Homeowner insurance is something that you need to protect the value of your house. Many of us, however, end up paying considerably more for home insurance than we need to. The good news, though, is that there are a number of ways that you can minimise your home insurance premium, which I’ve detailed in this article.
We’ll start with people who have an existing homeowner policy in place. For you, the key thing is to regularly check to make sure that the premium you’re paying is competitive. In the same way that you’re not obliged to stick with the one mortgage provider forever, you can also switch your home insurance provider if you find better value elsewhere. This is something that I did earlier this year, when my existing policy was coming up for renewal, and I found that I was able to realise quite a substantial cost saving. I’d made that all too familiar error originally of taking out my home insurance with my mortgage provider. It might have been a convenient choice but it wasn’t financially sensible.
The emergence of price comparison websites has made it easier for consumers to check that they’re getting value for money. Remember, however, that price isn’t the only thing to consider. You need to make sure that your policy covers the things that you want it to cover, so check the features and any listed exclusions.

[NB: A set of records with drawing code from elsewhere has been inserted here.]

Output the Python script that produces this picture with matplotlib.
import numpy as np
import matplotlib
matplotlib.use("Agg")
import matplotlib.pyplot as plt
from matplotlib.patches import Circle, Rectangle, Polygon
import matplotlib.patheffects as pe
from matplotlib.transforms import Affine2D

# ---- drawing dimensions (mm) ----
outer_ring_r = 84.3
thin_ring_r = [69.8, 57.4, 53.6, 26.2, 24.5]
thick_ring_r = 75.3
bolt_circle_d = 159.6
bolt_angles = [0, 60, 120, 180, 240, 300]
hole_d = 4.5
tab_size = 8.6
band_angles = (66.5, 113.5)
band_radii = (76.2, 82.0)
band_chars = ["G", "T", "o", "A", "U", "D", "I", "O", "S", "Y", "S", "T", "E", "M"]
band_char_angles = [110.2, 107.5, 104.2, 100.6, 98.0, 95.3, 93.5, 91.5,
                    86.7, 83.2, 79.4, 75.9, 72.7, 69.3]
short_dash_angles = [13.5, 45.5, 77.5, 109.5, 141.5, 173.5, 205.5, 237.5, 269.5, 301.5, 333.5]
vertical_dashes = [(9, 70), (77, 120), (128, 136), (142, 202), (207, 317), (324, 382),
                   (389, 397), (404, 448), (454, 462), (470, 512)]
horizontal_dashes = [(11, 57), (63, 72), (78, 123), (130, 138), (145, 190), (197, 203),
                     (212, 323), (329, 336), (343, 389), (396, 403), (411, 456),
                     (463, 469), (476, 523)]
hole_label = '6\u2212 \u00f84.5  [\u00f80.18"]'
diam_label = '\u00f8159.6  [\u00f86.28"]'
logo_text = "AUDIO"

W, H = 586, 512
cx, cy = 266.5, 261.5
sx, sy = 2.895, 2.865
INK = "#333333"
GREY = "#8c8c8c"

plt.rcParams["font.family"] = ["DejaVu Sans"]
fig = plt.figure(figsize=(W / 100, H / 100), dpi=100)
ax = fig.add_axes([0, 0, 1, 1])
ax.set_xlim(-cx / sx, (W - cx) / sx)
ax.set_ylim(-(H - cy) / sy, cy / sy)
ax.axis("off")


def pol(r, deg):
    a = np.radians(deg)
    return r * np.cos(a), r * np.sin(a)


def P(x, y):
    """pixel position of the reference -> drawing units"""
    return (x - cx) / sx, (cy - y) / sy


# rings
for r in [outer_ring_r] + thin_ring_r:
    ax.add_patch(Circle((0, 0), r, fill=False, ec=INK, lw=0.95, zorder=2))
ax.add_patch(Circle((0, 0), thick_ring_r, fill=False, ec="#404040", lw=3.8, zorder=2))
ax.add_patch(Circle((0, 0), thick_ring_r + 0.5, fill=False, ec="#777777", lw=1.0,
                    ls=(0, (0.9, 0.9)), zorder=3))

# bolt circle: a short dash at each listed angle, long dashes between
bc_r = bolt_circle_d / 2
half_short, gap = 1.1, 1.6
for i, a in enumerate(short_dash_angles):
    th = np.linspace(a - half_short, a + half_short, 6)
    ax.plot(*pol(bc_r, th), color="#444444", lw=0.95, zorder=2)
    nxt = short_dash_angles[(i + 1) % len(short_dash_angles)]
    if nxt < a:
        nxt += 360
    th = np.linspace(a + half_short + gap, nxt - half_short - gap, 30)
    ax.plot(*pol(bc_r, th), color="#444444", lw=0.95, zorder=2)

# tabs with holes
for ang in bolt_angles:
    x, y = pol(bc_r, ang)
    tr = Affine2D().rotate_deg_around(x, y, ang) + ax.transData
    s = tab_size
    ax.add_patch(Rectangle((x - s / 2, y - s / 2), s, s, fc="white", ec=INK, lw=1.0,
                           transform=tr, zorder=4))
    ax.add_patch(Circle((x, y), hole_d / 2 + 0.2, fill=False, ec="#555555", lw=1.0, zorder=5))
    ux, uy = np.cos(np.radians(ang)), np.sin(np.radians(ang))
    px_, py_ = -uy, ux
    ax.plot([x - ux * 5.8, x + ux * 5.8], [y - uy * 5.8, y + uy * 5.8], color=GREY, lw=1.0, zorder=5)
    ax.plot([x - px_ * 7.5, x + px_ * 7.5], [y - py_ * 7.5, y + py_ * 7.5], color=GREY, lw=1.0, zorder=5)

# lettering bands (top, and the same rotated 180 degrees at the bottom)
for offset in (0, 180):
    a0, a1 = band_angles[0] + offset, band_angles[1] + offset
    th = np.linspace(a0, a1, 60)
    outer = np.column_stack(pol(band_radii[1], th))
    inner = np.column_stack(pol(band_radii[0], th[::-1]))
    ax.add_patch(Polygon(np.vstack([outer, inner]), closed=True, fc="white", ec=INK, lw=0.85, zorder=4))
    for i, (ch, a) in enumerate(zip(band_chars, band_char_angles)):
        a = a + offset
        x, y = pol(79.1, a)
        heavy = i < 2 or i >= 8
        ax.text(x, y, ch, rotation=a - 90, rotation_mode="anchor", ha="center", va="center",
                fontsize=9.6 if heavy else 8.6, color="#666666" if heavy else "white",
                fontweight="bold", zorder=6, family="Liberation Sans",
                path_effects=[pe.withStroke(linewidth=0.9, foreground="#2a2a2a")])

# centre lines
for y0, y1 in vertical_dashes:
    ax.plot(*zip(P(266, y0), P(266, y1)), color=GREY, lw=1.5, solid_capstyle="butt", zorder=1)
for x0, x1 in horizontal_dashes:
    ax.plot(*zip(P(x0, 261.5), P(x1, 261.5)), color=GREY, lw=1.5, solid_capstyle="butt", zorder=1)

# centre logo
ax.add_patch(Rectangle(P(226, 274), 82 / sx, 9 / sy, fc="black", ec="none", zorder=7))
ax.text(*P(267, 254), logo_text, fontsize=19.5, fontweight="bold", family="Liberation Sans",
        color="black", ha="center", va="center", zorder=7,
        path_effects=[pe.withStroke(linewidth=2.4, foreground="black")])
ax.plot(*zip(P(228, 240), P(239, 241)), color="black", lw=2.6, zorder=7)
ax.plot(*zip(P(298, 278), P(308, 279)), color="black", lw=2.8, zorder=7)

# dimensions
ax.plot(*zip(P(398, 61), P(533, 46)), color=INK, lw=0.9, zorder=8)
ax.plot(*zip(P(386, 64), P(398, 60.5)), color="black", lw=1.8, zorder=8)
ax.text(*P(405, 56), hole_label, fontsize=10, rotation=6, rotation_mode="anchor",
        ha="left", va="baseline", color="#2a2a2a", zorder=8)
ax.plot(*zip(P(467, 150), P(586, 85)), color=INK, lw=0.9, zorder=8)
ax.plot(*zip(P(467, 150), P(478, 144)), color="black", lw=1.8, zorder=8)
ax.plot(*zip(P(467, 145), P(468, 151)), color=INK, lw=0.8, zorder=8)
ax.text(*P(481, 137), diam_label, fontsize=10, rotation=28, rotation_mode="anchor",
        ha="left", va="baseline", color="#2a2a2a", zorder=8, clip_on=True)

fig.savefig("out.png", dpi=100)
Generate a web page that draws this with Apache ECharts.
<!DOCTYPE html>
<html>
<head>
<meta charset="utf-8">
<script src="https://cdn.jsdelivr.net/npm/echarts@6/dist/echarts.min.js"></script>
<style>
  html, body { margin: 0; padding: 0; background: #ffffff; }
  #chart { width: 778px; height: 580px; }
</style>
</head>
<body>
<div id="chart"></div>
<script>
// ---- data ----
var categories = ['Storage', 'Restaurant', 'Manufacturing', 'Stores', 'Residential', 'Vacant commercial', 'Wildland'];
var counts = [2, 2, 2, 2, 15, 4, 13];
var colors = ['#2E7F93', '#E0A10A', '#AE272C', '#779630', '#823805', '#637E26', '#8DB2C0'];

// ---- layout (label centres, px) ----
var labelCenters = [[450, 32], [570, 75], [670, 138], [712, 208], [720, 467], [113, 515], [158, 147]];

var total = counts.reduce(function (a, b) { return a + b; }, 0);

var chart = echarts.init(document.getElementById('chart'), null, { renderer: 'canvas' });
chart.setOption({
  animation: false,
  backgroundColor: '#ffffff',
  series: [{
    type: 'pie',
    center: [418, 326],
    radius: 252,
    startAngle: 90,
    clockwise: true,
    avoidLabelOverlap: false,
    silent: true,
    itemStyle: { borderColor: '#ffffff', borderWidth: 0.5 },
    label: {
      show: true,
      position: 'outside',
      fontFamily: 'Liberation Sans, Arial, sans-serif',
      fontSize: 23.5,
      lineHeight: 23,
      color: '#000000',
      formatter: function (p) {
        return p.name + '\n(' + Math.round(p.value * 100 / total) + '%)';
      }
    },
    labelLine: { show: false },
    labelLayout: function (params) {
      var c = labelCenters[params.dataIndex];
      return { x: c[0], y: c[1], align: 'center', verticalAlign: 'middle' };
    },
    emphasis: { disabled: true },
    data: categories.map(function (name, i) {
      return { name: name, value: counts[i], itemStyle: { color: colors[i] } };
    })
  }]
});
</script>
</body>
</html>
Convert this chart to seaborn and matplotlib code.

The next set of comments relate equally to existing policy holders, or to people looking to take out home insurance for the first time. The key thing to remember is that home insurance premiums (i.e. the price) are based on risk assessments by the insurance provider. Anything that lowers the risk of damage to your property, therefore, is likely to lower the cost of your premiums. Some of the things that insurance companies take into consideration include:
– Having an approved burglar alarm
– Having approved locks on all windows and doors
– Being part of a Neighbourhood Watch scheme
– Lifestyle considerations. Insurers may offer lower premiums for non smokers (less risk of setting your house on fire!)
The other thing you can do to cut premiums is to increase the excess value. Excess is the amount you would contribute if and when you make a claim on your policy. Sometimes you can ask for a higher excess (e.g. 500 rather than the standard 50) in return for lower premiums.
Paying a single yearly premium, rather than monthly direct debit payments, may also bring a saving. The reason is that some insurance providers don’t offer interest free monthly payments!
Look out for expensive and unnecessary add-ons. For example, some insurers may charge more for cover for accidental damage, bicycles, etc. Only take these extras if you really need them.
Finally, consumers often take out buildings and contents insurance from the same provider. Whilst this, again, can be convenient, you may actually be better pricing them separately and buying each of them from the lowest cost providers that you can find.
Taking a little bit of time to shop around for the best policy may end up saving you quite a lot of money, especially if you factor in that you’re likely to require home insurance for at least 20 or 30 years. A 100 saving this year (c. $200) might not sound like a huge amount but multiply that by 30 years and you will have made a very considerable cost saving.